> [Given problem] Extract the lines of the material below, beginning with the first and ending with the line that holds "dxw, dyw = 11". Skip every picture.

========

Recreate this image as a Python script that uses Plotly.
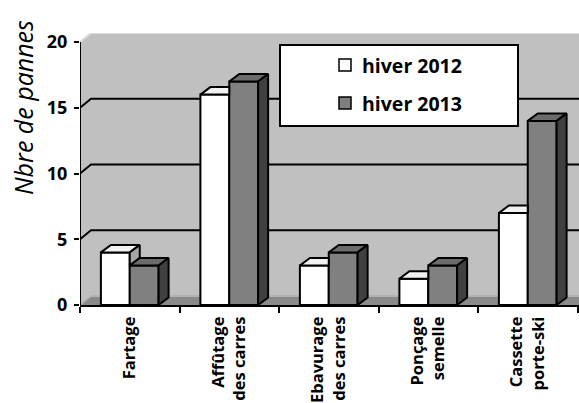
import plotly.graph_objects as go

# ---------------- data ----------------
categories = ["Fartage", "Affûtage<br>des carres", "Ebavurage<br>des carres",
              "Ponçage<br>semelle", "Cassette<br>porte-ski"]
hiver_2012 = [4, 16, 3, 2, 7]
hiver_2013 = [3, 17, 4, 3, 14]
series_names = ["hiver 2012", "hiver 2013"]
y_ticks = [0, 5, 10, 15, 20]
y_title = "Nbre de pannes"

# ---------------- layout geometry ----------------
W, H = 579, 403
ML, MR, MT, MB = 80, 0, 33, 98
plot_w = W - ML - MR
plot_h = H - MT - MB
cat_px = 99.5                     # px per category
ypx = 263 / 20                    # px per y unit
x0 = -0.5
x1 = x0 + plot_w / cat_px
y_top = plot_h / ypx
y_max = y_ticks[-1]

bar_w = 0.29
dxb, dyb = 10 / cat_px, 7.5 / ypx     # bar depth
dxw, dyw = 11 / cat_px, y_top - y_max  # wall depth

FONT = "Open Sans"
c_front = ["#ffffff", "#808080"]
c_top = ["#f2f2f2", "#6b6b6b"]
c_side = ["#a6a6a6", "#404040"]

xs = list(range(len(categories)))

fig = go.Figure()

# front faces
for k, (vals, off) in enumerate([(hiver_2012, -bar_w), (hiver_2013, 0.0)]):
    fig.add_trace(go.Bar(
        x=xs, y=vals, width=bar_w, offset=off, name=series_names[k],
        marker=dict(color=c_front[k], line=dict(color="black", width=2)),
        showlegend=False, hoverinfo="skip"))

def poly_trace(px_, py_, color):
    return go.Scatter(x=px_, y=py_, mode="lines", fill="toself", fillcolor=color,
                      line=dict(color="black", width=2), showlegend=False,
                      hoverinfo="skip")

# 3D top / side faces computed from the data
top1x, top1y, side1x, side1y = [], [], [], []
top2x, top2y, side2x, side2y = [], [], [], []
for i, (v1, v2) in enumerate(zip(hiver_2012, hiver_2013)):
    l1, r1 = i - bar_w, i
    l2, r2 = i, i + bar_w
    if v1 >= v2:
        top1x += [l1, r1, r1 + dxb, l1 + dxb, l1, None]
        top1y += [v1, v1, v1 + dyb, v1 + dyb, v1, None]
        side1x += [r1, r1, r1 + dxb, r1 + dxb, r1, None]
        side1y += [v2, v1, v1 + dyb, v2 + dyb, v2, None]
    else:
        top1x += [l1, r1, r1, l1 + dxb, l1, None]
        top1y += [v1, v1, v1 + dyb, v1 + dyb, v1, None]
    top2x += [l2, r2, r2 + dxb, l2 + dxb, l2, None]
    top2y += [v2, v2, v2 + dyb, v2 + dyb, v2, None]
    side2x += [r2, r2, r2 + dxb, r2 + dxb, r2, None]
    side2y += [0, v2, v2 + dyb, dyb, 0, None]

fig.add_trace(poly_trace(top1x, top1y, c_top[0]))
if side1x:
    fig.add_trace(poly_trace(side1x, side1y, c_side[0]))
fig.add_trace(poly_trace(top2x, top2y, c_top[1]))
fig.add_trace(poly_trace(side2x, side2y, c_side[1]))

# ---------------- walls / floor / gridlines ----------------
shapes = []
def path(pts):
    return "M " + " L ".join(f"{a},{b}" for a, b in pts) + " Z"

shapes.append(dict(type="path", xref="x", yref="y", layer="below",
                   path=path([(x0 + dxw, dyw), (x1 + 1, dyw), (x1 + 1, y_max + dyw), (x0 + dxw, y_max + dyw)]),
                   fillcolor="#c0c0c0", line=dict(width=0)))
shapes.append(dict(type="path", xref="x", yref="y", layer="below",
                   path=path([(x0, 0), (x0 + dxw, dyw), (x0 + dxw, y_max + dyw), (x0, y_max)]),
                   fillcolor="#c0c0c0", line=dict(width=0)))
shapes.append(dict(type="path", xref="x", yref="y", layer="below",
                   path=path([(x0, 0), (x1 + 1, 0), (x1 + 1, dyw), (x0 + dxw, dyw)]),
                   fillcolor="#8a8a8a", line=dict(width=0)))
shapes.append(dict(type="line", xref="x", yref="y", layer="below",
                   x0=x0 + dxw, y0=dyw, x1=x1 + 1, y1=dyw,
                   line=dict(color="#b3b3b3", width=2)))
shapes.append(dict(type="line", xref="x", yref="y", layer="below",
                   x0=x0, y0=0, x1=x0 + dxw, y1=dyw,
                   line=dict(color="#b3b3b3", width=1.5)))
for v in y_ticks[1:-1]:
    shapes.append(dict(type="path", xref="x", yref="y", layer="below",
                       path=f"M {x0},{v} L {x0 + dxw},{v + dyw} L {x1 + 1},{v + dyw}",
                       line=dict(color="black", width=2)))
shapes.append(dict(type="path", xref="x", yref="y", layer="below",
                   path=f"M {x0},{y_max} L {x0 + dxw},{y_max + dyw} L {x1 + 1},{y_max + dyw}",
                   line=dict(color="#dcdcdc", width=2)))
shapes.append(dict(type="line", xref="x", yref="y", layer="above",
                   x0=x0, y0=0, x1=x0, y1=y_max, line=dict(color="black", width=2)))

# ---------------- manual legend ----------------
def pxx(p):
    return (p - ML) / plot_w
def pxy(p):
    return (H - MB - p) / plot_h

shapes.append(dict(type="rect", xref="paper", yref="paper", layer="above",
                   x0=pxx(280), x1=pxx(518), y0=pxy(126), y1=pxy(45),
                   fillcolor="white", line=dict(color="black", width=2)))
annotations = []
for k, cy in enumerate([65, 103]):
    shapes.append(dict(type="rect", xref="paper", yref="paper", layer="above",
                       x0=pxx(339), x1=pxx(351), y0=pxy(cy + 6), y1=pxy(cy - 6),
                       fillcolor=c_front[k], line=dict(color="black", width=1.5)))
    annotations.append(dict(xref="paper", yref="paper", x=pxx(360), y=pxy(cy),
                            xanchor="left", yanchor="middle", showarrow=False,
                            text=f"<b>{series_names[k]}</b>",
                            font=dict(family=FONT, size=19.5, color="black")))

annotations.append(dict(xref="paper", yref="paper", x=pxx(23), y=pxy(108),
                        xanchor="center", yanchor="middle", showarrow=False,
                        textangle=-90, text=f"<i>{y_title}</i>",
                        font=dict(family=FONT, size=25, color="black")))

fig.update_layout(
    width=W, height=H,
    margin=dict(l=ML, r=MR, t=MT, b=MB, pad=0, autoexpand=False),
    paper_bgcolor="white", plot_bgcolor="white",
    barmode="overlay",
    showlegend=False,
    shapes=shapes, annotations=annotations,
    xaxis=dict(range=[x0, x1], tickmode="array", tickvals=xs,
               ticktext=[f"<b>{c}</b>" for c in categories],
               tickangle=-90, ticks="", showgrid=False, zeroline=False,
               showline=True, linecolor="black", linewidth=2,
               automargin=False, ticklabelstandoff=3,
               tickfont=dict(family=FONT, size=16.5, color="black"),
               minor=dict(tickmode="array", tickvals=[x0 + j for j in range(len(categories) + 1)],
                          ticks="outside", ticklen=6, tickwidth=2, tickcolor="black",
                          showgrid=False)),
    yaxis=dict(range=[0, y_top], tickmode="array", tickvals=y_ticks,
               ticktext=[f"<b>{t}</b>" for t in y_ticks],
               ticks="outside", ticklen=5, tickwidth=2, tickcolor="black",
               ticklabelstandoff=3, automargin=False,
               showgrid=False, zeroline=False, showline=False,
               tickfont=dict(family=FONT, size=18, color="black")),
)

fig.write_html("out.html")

========

> [Task solution]
Recreate this image as a Python script that uses Plotly.
import plotly.graph_objects as go

# ---------------- data ----------------
categories = ["Fartage", "Affûtage<br>des carres", "Ebavurage<br>des carres",
              "Ponçage<br>semelle", "Cassette<br>porte-ski"]
hiver_2012 = [4, 16, 3, 2, 7]
hiver_2013 = [3, 17, 4, 3, 14]
series_names = ["hiver 2012", "hiver 2013"]
y_ticks = [0, 5, 10, 15, 20]
y_title = "Nbre de pannes"

# ---------------- layout geometry ----------------
W, H = 579, 403
ML, MR, MT, MB = 80, 0, 33, 98
plot_w = W - ML - MR
plot_h = H - MT - MB
cat_px = 99.5                     # px per category
ypx = 263 / 20                    # px per y unit
x0 = -0.5
x1 = x0 + plot_w / cat_px
y_top = plot_h / ypx
y_max = y_ticks[-1]

bar_w = 0.29
dxb, dyb = 10 / cat_px, 7.5 / ypx     # bar depth
dxw, dyw = 11 / cat_px, y_top - y_max  # wall depth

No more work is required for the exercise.